[Records from a data collection]
......
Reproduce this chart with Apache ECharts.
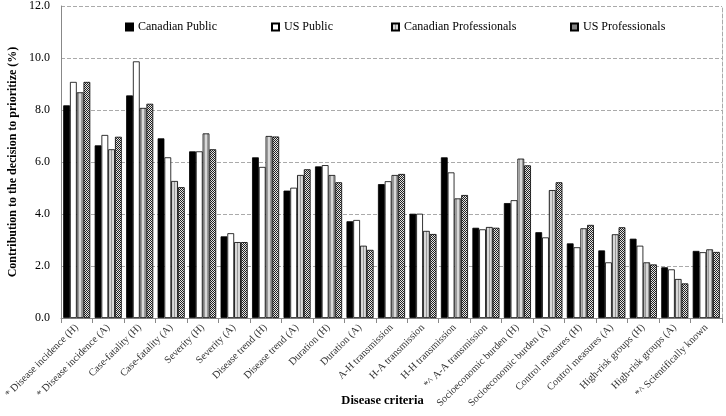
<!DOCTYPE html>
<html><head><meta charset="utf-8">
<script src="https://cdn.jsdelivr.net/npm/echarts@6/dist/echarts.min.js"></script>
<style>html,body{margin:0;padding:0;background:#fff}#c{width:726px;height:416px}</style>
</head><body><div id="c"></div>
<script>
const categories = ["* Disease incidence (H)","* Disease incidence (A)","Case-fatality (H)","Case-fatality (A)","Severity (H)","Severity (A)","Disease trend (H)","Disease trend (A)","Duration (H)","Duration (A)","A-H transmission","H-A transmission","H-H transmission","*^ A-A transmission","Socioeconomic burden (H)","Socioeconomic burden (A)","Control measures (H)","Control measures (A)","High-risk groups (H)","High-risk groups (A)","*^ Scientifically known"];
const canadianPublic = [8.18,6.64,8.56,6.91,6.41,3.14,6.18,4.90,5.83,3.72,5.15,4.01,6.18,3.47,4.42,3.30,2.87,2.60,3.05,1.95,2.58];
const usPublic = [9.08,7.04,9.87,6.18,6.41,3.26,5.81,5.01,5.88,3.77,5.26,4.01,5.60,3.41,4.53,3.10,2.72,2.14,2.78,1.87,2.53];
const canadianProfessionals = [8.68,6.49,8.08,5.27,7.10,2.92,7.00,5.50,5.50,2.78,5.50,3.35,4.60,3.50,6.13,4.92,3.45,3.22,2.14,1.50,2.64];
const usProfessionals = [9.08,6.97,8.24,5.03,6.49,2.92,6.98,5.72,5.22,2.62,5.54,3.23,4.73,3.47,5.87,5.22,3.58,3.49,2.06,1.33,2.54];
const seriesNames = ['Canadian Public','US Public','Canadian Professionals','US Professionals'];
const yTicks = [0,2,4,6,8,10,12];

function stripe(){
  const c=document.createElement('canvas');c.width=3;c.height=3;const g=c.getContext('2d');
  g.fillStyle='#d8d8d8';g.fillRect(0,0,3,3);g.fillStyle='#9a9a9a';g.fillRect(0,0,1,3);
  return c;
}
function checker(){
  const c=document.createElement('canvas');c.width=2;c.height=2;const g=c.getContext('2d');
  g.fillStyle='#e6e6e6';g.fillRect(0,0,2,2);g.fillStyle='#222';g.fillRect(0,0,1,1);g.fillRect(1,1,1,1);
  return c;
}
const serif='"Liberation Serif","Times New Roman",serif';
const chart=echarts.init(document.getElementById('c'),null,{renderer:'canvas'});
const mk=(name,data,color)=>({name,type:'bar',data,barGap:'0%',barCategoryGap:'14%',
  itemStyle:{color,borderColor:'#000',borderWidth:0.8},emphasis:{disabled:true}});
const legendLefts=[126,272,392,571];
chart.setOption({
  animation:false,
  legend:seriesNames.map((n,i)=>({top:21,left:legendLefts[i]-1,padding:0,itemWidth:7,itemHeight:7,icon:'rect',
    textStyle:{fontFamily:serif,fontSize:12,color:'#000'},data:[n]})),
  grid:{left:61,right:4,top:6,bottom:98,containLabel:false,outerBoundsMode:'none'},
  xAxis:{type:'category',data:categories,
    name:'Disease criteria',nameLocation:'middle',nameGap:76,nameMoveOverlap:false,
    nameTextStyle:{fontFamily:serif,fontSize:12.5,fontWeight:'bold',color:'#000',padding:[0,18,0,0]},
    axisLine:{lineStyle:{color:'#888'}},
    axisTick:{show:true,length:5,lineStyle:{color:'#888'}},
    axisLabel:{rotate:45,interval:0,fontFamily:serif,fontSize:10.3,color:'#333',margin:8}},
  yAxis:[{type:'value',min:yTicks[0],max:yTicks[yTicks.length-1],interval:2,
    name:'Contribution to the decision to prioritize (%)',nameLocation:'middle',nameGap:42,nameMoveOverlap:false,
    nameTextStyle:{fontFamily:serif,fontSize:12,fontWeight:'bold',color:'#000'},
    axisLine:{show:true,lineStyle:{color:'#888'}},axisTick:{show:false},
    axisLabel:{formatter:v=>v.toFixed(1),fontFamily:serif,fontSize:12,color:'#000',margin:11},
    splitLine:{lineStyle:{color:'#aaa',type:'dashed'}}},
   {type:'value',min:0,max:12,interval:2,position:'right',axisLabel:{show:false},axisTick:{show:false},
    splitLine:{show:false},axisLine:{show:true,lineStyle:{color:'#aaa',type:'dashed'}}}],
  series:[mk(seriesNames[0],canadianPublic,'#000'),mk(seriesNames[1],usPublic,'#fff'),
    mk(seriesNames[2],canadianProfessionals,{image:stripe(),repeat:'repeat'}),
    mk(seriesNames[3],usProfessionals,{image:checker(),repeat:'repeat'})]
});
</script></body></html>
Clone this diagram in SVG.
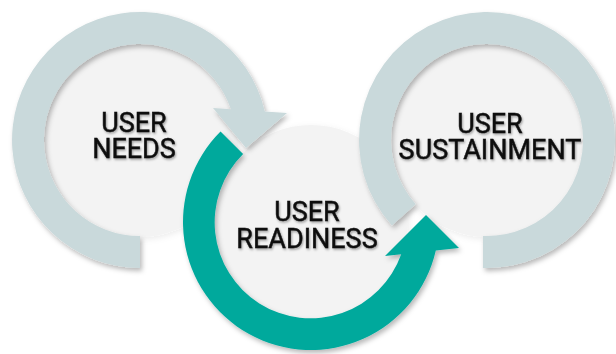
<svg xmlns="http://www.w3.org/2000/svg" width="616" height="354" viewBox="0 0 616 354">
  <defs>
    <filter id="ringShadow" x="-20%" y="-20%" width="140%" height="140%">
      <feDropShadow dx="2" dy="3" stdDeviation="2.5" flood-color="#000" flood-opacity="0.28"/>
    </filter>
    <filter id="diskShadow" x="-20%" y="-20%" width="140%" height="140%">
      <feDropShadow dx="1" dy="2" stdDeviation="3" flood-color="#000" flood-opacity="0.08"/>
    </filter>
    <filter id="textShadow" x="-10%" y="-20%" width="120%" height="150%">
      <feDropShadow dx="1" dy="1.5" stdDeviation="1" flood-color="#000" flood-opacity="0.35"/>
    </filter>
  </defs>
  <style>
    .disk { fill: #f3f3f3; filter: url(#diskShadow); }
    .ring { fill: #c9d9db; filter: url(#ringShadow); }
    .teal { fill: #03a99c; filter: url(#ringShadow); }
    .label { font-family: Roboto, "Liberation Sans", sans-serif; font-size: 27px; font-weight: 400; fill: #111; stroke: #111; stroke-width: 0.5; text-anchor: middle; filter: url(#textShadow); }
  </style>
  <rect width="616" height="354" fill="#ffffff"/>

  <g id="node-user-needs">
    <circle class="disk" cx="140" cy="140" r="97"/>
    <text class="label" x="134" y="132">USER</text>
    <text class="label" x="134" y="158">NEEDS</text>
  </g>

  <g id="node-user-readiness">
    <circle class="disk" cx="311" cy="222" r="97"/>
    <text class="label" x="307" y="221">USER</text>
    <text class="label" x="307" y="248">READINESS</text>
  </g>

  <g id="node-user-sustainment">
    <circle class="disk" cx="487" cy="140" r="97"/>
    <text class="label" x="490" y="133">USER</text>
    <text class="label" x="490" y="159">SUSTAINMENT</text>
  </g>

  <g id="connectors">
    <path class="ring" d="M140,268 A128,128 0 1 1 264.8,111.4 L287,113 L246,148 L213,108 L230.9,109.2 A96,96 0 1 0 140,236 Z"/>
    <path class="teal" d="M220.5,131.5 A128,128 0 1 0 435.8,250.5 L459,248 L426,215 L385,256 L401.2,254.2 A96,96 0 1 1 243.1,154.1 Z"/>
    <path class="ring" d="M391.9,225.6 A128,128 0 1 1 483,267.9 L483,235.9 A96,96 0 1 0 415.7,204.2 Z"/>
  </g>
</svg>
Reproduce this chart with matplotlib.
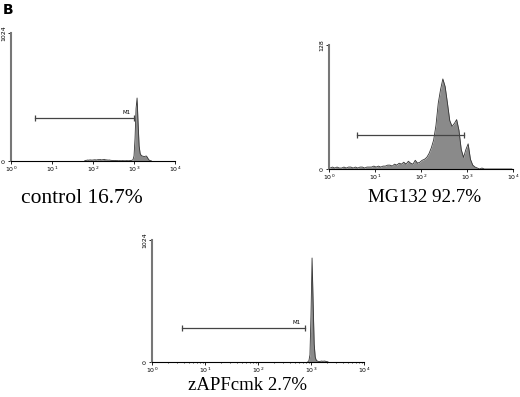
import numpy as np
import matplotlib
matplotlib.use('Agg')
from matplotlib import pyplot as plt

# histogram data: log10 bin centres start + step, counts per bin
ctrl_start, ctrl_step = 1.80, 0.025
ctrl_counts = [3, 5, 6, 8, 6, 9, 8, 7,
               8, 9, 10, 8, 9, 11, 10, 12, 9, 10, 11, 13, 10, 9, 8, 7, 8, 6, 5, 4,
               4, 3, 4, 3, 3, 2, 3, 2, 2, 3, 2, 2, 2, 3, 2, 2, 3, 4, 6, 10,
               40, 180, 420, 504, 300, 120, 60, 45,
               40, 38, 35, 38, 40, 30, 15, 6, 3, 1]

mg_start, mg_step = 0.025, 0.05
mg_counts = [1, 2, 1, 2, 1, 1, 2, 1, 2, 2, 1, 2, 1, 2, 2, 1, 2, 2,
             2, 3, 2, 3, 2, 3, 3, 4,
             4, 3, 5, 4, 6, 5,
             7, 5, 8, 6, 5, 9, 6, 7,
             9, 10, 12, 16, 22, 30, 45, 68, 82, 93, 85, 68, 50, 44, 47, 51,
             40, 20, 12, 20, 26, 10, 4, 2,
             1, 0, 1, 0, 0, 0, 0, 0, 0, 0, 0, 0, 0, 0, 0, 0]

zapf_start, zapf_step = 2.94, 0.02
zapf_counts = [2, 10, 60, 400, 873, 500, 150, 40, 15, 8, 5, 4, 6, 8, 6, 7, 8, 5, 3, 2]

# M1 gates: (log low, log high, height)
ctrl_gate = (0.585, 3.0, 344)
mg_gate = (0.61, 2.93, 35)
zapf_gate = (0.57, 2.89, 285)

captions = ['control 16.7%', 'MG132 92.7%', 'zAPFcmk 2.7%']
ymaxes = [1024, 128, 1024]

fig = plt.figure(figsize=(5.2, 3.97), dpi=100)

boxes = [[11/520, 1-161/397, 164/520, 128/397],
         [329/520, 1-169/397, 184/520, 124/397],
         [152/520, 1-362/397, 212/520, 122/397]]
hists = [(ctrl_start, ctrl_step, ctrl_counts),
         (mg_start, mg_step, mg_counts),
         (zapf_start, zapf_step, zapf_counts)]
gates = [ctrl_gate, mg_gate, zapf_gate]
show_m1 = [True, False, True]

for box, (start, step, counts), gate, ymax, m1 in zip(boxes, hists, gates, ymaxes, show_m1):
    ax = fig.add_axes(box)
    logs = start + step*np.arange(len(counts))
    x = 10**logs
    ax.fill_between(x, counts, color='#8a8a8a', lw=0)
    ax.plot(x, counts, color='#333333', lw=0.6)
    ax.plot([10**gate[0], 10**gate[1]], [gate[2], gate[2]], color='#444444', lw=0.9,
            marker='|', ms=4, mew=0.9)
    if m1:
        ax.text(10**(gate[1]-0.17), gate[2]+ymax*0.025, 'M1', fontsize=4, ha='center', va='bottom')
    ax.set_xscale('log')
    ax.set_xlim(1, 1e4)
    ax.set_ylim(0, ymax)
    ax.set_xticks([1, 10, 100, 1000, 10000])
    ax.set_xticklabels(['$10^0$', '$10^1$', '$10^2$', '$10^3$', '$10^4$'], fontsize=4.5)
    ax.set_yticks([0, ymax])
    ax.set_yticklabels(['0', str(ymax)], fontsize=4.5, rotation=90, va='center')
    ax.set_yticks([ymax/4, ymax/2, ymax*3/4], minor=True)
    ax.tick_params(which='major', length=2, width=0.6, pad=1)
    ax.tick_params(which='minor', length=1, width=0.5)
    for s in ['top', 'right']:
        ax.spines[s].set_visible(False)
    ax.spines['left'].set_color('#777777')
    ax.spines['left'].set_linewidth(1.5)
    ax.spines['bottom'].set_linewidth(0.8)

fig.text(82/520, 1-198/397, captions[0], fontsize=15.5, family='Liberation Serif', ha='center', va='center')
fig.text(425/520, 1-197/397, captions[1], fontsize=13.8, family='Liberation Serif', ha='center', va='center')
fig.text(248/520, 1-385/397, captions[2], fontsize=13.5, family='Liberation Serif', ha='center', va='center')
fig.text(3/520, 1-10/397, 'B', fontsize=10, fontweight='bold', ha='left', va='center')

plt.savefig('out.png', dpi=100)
......
Problem details: Omit all pictures, and reproduce exactly the lines from the one holding "Reproduce this chart with matplotlib." through the one holding "fig = plt.figure(figsize=(5.2, 3.97), dpi=100)", both included.

Finished answer:
Reproduce this chart with matplotlib.
import numpy as np
import matplotlib
matplotlib.use('Agg')
from matplotlib import pyplot as plt

# histogram data: log10 bin centres start + step, counts per bin
ctrl_start, ctrl_step = 1.80, 0.025
ctrl_counts = [3, 5, 6, 8, 6, 9, 8, 7,
               8, 9, 10, 8, 9, 11, 10, 12, 9, 10, 11, 13, 10, 9, 8, 7, 8, 6, 5, 4,
               4, 3, 4, 3, 3, 2, 3, 2, 2, 3, 2, 2, 2, 3, 2, 2, 3, 4, 6, 10,
               40, 180, 420, 504, 300, 120, 60, 45,
               40, 38, 35, 38, 40, 30, 15, 6, 3, 1]

mg_start, mg_step = 0.025, 0.05
mg_counts = [1, 2, 1, 2, 1, 1, 2, 1, 2, 2, 1, 2, 1, 2, 2, 1, 2, 2,
             2, 3, 2, 3, 2, 3, 3, 4,
             4, 3, 5, 4, 6, 5,
             7, 5, 8, 6, 5, 9, 6, 7,
             9, 10, 12, 16, 22, 30, 45, 68, 82, 93, 85, 68, 50, 44, 47, 51,
             40, 20, 12, 20, 26, 10, 4, 2,
             1, 0, 1, 0, 0, 0, 0, 0, 0, 0, 0, 0, 0, 0, 0, 0]

zapf_start, zapf_step = 2.94, 0.02
zapf_counts = [2, 10, 60, 400, 873, 500, 150, 40, 15, 8, 5, 4, 6, 8, 6, 7, 8, 5, 3, 2]

# M1 gates: (log low, log high, height)
ctrl_gate = (0.585, 3.0, 344)
mg_gate = (0.61, 2.93, 35)
zapf_gate = (0.57, 2.89, 285)

captions = ['control 16.7%', 'MG132 92.7%', 'zAPFcmk 2.7%']
ymaxes = [1024, 128, 1024]

fig = plt.figure(figsize=(5.2, 3.97), dpi=100)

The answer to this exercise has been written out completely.